=== What is asked ===
Quote the data exactly, first line to the line containing "var yTicks = [0, 100, 200, 300, 400, 500, 600, 700];", with no pictures.

=== Available data ===
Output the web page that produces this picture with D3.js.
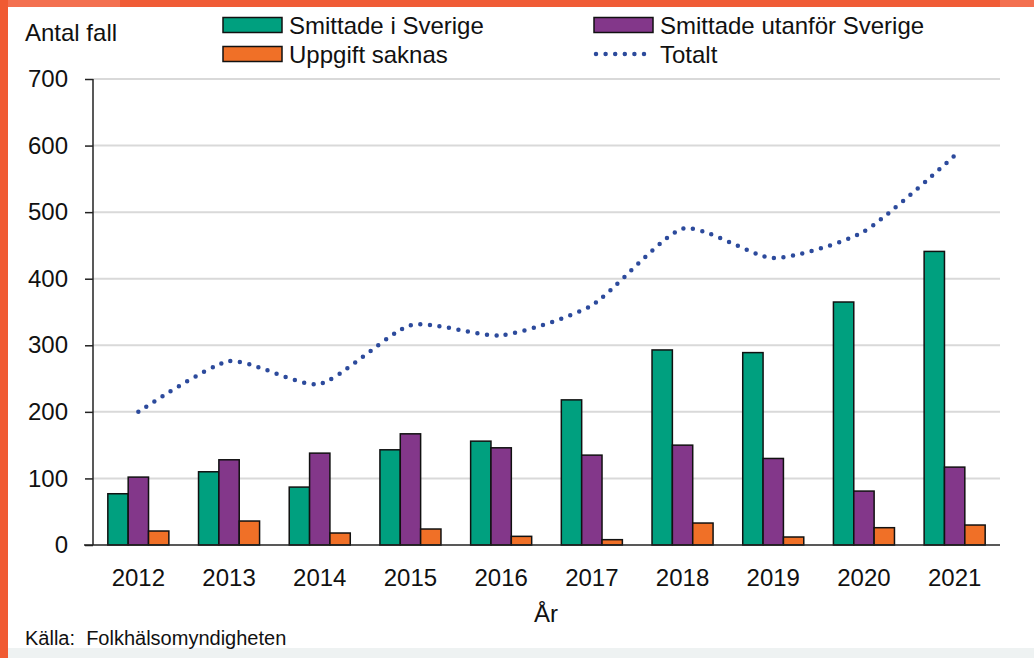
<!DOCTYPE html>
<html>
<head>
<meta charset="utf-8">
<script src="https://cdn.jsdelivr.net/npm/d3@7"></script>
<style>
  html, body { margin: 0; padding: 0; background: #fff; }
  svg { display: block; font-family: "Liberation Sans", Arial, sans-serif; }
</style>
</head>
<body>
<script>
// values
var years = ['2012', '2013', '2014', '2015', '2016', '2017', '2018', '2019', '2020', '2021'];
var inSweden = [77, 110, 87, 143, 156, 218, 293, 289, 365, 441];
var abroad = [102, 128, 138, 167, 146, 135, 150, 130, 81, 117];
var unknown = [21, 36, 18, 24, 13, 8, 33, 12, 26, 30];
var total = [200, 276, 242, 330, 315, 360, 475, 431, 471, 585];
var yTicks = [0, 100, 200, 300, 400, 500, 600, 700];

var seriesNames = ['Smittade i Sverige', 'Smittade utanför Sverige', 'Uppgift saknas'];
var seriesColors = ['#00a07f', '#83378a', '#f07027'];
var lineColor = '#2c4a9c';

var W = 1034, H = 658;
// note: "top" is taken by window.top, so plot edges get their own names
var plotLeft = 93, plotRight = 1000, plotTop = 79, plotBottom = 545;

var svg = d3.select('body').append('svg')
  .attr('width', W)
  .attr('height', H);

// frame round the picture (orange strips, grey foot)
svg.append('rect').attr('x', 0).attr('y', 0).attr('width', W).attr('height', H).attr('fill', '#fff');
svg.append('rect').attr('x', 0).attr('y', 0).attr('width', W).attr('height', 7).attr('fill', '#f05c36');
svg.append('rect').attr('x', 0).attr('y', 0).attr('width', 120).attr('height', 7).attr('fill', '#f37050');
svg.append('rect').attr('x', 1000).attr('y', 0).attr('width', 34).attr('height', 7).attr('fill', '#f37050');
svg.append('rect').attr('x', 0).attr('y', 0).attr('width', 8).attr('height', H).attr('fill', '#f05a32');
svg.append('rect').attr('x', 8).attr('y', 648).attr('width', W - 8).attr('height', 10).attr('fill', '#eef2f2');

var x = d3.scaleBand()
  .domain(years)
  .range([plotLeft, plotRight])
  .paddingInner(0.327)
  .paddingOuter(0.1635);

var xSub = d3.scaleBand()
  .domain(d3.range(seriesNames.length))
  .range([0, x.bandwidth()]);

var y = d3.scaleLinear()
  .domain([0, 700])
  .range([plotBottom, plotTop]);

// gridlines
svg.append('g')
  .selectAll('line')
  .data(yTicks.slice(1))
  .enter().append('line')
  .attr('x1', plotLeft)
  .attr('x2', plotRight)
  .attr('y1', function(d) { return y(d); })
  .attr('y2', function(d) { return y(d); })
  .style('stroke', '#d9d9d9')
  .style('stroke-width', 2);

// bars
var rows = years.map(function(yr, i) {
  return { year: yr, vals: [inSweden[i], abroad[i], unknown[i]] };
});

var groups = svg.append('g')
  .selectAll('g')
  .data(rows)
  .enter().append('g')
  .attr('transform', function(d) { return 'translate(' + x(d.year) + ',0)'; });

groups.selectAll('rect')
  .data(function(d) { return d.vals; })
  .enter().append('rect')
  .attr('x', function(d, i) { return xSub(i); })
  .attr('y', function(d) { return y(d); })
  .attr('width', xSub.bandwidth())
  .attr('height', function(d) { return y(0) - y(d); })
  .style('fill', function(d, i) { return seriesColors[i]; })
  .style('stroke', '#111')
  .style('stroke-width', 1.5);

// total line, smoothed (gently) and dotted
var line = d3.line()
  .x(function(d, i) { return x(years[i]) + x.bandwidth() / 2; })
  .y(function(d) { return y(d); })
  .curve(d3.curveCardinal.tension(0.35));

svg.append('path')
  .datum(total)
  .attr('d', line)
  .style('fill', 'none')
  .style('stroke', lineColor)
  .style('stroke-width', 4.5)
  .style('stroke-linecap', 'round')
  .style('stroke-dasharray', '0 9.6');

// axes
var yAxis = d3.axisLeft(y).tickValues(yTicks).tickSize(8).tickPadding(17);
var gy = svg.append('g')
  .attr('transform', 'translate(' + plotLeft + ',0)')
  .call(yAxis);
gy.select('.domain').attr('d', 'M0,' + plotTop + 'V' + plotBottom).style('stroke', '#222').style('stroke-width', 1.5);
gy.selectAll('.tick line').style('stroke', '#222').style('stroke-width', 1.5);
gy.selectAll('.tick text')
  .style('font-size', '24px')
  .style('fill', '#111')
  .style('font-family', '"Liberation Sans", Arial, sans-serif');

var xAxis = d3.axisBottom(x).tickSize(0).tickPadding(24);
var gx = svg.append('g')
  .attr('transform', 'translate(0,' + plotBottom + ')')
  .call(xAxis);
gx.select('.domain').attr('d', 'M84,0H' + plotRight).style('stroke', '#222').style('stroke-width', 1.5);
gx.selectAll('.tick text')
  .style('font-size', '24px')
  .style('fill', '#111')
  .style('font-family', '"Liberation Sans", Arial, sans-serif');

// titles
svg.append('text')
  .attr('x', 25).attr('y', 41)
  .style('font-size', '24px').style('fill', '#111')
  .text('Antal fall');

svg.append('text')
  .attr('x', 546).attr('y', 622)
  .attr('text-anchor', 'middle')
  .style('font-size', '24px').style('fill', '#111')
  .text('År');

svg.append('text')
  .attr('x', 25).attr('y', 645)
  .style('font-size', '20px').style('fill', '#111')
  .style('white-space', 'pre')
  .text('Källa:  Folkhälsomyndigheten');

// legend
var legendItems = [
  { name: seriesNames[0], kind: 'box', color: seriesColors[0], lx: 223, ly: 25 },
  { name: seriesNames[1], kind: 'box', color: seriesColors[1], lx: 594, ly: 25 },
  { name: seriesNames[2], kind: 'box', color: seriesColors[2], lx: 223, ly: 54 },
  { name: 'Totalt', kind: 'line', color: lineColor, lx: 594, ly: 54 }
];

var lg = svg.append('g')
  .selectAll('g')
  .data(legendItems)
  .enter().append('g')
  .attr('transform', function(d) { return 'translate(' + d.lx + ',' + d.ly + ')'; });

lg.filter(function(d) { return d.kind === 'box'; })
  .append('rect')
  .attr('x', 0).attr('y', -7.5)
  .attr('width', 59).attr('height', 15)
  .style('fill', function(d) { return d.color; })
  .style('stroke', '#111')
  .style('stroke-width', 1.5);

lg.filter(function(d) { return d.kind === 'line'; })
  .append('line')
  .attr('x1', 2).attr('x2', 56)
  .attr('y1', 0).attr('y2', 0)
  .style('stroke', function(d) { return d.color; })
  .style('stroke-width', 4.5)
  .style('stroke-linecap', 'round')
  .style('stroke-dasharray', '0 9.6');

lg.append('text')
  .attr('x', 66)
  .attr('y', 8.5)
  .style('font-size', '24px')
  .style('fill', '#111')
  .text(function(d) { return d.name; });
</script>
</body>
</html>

=== Answer ===
Output the web page that produces this picture with D3.js.
<!DOCTYPE html>
<html>
<head>
<meta charset="utf-8">
<script src="https://cdn.jsdelivr.net/npm/d3@7"></script>
<style>
  html, body { margin: 0; padding: 0; background: #fff; }
  svg { display: block; font-family: "Liberation Sans", Arial, sans-serif; }
</style>
</head>
<body>
<script>
// values
var years = ['2012', '2013', '2014', '2015', '2016', '2017', '2018', '2019', '2020', '2021'];
var inSweden = [77, 110, 87, 143, 156, 218, 293, 289, 365, 441];
var abroad = [102, 128, 138, 167, 146, 135, 150, 130, 81, 117];
var unknown = [21, 36, 18, 24, 13, 8, 33, 12, 26, 30];
var total = [200, 276, 242, 330, 315, 360, 475, 431, 471, 585];
var yTicks = [0, 100, 200, 300, 400, 500, 600, 700];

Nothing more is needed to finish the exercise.